Da junior ne parlavano un gran bene, era una delle punte di diamante della sua generazione. Pagò carissime queste aspettative esagerate il 24 maggio 1993, quando a soli 17 gli fu concessa una wild card per il Roland Garros. Grande occasione, ma anche potenziale arma a doppio taglio… Il fato maligno parlava tedesco, con le poderose sembianze di Boris Becker, che lo sconfisse sul centrale in modo così traumatico (6-0 6-3 6-0) che passarono mesi prima che il “piccolo” Escude riuscisse a superare un impatto così duro con il mondo dei campioni della racchetta e riproporsi competitivo. La sua carriera è sempre stata in altalena, con qualche ottimo risultato alternato a momenti bui. Così la sua classifica non è mai stata stabile, con punte a ridosso dei top 15 e momenti sconfortanti, nel limbo dei giocatori mediocri. Ha vinto in carriera 4 titoli, il primo a Tolosa nel 1999, poi due edizioni di Rotterdam e l’ultimo a Doha nel 2004. Oltre ai tornei vinti, il suo miglior risultato è la stupenda semifinale agli Australian Open ’98, che resterà anche il suo miglior piazzamento in un torneo dello Slam. Un torneo pazzesco, in cui fu capace per tre volte di rimontare da due set sotto (vs. Larson, Reneberg e Kiefer, stabilendo per un primato assoluto a quell’epoca).

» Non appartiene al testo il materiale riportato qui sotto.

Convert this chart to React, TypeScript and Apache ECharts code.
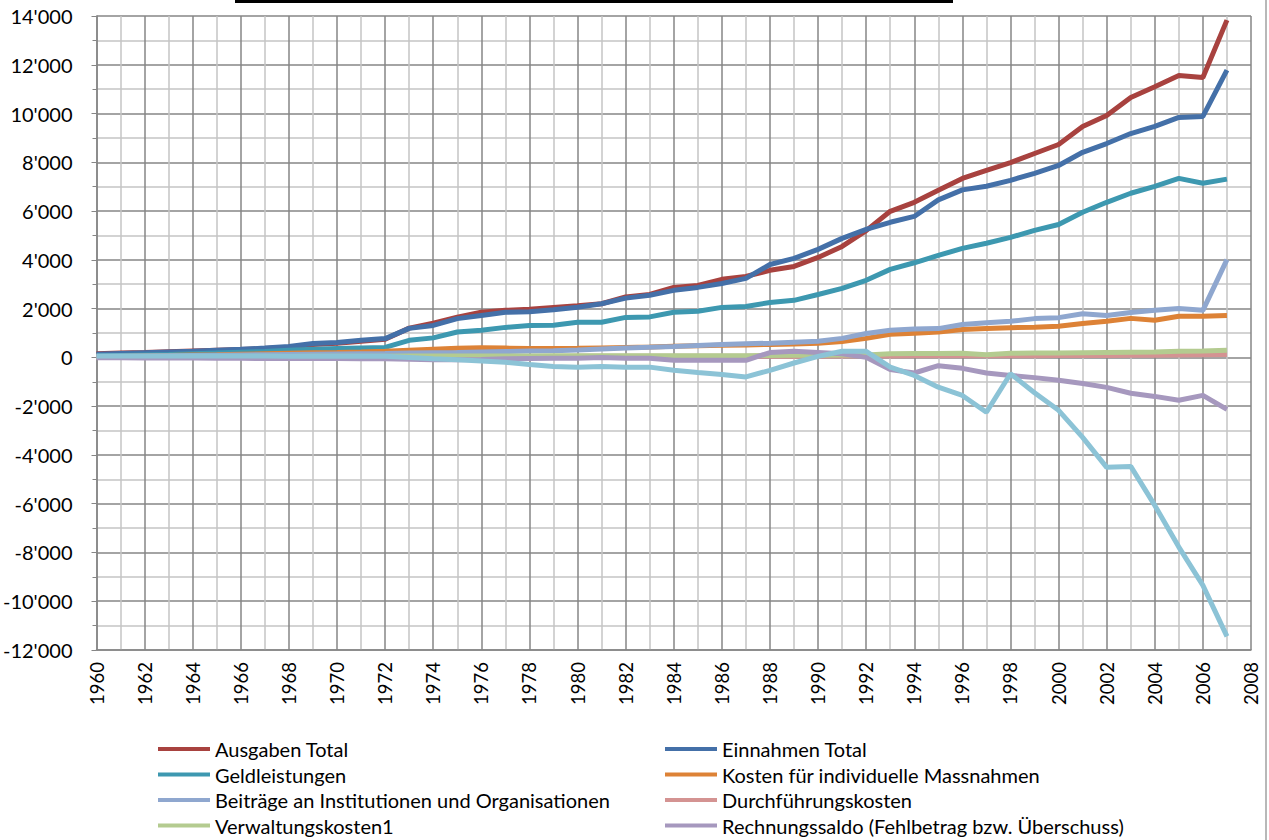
import React, { useEffect, useRef } from "react";
import * as echarts from "echarts";

const years: number[] = [];
for (let y = 1960; y <= 2007; y++) years.push(y);

const ausgabenTotal = [150, 180, 200, 230, 260, 290, 320, 360, 420, 530, 580, 660, 740, 1200, 1400, 1650, 1850, 1930, 1970, 2050, 2120, 2200, 2480, 2580, 2870, 2950, 3200, 3320, 3570, 3730, 4100, 4550, 5200, 5990, 6360, 6850, 7340, 7670, 7990, 8360, 8730, 9470, 9920, 10660, 11100, 11560, 11480, 13830];
const einnahmenTotal = [130, 160, 190, 220, 250, 290, 330, 380, 450, 570, 615, 700, 770, 1190, 1310, 1590, 1720, 1850, 1870, 1950, 2060, 2200, 2430, 2550, 2750, 2870, 3030, 3240, 3810, 4060, 4430, 4880, 5250, 5540, 5780, 6460, 6870, 7020, 7260, 7550, 7870, 8410, 8770, 9180, 9470, 9840, 9880, 11780];
const geldleistungen = [60, 80, 100, 120, 150, 180, 210, 240, 290, 330, 360, 390, 410, 700, 800, 1040, 1110, 1230, 1310, 1320, 1440, 1440, 1640, 1660, 1850, 1890, 2050, 2090, 2250, 2340, 2580, 2830, 3160, 3610, 3880, 4180, 4470, 4680, 4920, 5210, 5450, 5950, 6360, 6730, 7010, 7340, 7140, 7310];
const kostenMassnahmen = [20, 40, 60, 80, 100, 110, 130, 150, 170, 190, 200, 220, 250, 290, 330, 370, 400, 380, 360, 360, 370, 390, 410, 430, 460, 480, 500, 510, 530, 550, 580, 650, 780, 950, 990, 1040, 1140, 1180, 1220, 1240, 1280, 1390, 1480, 1600, 1520, 1690, 1690, 1720];
const beitraege = [40, 50, 60, 70, 80, 90, 100, 110, 120, 130, 140, 150, 160, 180, 190, 200, 220, 240, 260, 270, 300, 340, 380, 420, 450, 490, 530, 560, 580, 620, 660, 780, 980, 1110, 1160, 1180, 1350, 1420, 1480, 1590, 1630, 1790, 1720, 1840, 1930, 2000, 1930, 4010];
const durchfuehrung = [10, 10, 12, 14, 15, 16, 18, 20, 22, 24, 25, 27, 30, 32, 34, 36, 38, 40, 40, 40, 42, 42, 44, 44, 46, 46, 48, 48, 50, 50, 50, 52, 55, 60, 62, 64, 66, 68, 70, 72, 74, 78, 80, 84, 90, 96, 104, 120];
const verwaltungskosten = [20, 22, 25, 28, 30, 32, 35, 38, 40, 42, 45, 48, 50, 52, 55, 57, 60, 60, 60, 62, 62, 64, 64, 65, 65, 66, 66, 66, 80, 85, 90, 95, 100, 150, 155, 160, 165, 110, 170, 175, 180, 190, 200, 210, 220, 250, 260, 290];
const rechnungssaldo = [-20, -20, -25, -30, -30, -35, -40, -50, -50, -50, -50, -60, -60, -80, -100, -100, -90, -60, -50, -40, -40, 0, -40, -40, -120, -120, -120, -120, 200, 250, 200, 150, 0, -500, -640, -340, -450, -640, -740, -830, -940, -1070, -1230, -1470, -1600, -1760, -1560, -2130];
const kapitalkonto = [60, 60, 60, 60, 55, 55, 55, 55, 50, 50, 50, 50, 50, 0, -60, -100, -150, -200, -290, -370, -400, -370, -400, -400, -530, -620, -700, -800, -530, -230, 40, 250, 250, -400, -740, -1220, -1560, -2250, -670, -1450, -2170, -3280, -4510, -4470, -6070, -7780, -9350, -11440];

const seriesDefs = [
  { name: "Ausgaben Total", color: "#A8423F", values: ausgabenTotal },
  { name: "Einnahmen Total", color: "#4470A8", values: einnahmenTotal },
  { name: "Geldleistungen", color: "#3D98B0", values: geldleistungen },
  { name: "Kosten für individuelle Massnahmen", color: "#DD8236", values: kostenMassnahmen },
  { name: "Beiträge an Institutionen und Organisationen", color: "#8FA7CF", values: beitraege },
  { name: "Durchführungskosten", color: "#D49392", values: durchfuehrung },
  { name: "Verwaltungskosten1", color: "#B4CB90", values: verwaltungskosten },
  { name: "Rechnungssaldo (Fehlbetrag bzw. Überschuss)", color: "#A698BE", values: rechnungssaldo },
  { name: "Kapitalkonto", color: "#8CC3D6", values: kapitalkonto },
];

const legendLeft = ["Ausgaben Total", "Geldleistungen", "Beiträge an Institutionen und Organisationen", "Verwaltungskosten1"];
const legendRight = ["Einnahmen Total", "Kosten für individuelle Massnahmen", "Durchführungskosten", "Rechnungssaldo (Fehlbetrag bzw. Überschuss)"];

function fmt(v: number): string {
  if (v === 0) return "0";
  const neg = v < 0;
  const a = Math.abs(v);
  const th = Math.floor(a / 1000);
  const rest = String(a % 1000).padStart(3, "0");
  return (neg ? "-" : "") + th + "'" + rest;
}

const FONT = "Lato";

export default function App() {
  const ref = useRef<HTMLDivElement>(null);
  useEffect(() => {
    if (!ref.current) return;
    const chart = echarts.init(ref.current, null, { renderer: "svg" });
    const legendCommon = {
      orient: "vertical",
      top: 739,
      height: 140,
      padding: 0,
      itemWidth: 52,
      itemHeight: 4,
      itemGap: 5.5,
      icon: "rect",
      selectedMode: false,
      textStyle: { fontFamily: FONT, fontSize: 20, color: "#000", lineHeight: 20 },
    };
    chart.setOption({
      animation: false,
      backgroundColor: "#fff",
      textStyle: { fontFamily: FONT },
      grid: { left: 96, top: 16, right: 18, bottom: 190, containLabel: false },
      legend: [
        { ...legendCommon, left: 158, data: legendLeft },
        { ...legendCommon, left: 665, data: legendRight },
      ],
      graphic: [
        { type: "rect", left: 235, top: 0, shape: { width: 718, height: 3 }, style: { fill: "#000" } },
        { type: "line", shape: { x1: 1266, y1: 0, x2: 1266, y2: 840 }, style: { stroke: "#a0a0a0", lineWidth: 1.5 } },
      ],
      xAxis: {
        type: "value",
        min: 1960,
        max: 2008,
        interval: 2,
        axisLine: { show: true, onZero: false, lineStyle: { color: "#868686", width: 1.5 } },
        axisTick: { show: false },
        axisLabel: {
          rotate: 90,
          margin: 12,
          fontFamily: FONT,
          fontSize: 18.5,
          color: "#000",
          formatter: (v: number) => String(v),
        },
        splitLine: { show: true, lineStyle: { color: "#868686", width: 1.5 } },
        minorTick: { show: false, splitNumber: 2 },
        minorSplitLine: { show: true, lineStyle: { color: "#c4c4c4", width: 1.5 } },
      },
      yAxis: {
        type: "value",
        min: -12000,
        max: 14000,
        interval: 2000,
        axisLine: { show: true, onZero: false, lineStyle: { color: "#868686", width: 1.5 } },
        axisTick: { show: true, length: 5, lineStyle: { color: "#868686" } },
        minorTick: { show: true, splitNumber: 2, length: 4, lineStyle: { color: "#868686" } },
        axisLabel: {
          margin: 24,
          fontFamily: FONT,
          fontSize: 20,
          color: "#000",
          formatter: (v: number) => fmt(v),
        },
        splitLine: { show: true, lineStyle: { color: "#868686", width: 1.5 } },
        minorSplitLine: { show: true, lineStyle: { color: "#c4c4c4", width: 1.5 } },
      },
      series: seriesDefs.map((s) => ({
        name: s.name,
        type: "line",
        data: years.map((y, i) => [y, s.values[i]]),
        showSymbol: false,
        symbol: "none",
        color: s.color,
        itemStyle: { color: s.color },
        lineStyle: { color: s.color, width: 5 },
      })),
    });
    return () => chart.dispose();
  }, []);
  return (
    <div
      ref={ref}
      style={{ position: "fixed", left: 0, top: 0, width: 1269, height: 840, background: "#fff" }}
    />
  );
}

Da buon trasalpino, non ha mai snobbato la Coppa Davis, dove ha dato il meglio sé, inclusa l’impresa di una vita: le due vittorie in singolare nella storica finale 2001, quando sull’erba australiana sconfisse in cinque set bellissimi il n.1 del mondo (e fresco vincitore del Masters) Hewitt, bissando poi il successo contro Arthurs e regalando un insperato successo alla Francia. Eccellente anche il suo bilancio generale in Davis, con un bilancio in singolare di 13 vittorie e solo 3 sconfitte. Persona sveglia ed acuta, attento osservatore del campo di gioco e non solo, ha davvero tutto quel che serve per diventare un grande allenatore. I primi risultati con uno Tsonga che pareva in netto declino stanno a dimostrarlo.
In un tennis sempre più dominato da atleti muscolari e ben poco creativi, ricordare il tennis leggero, vario e divertente di Escude è stato piacevolissimo ritorno al passato.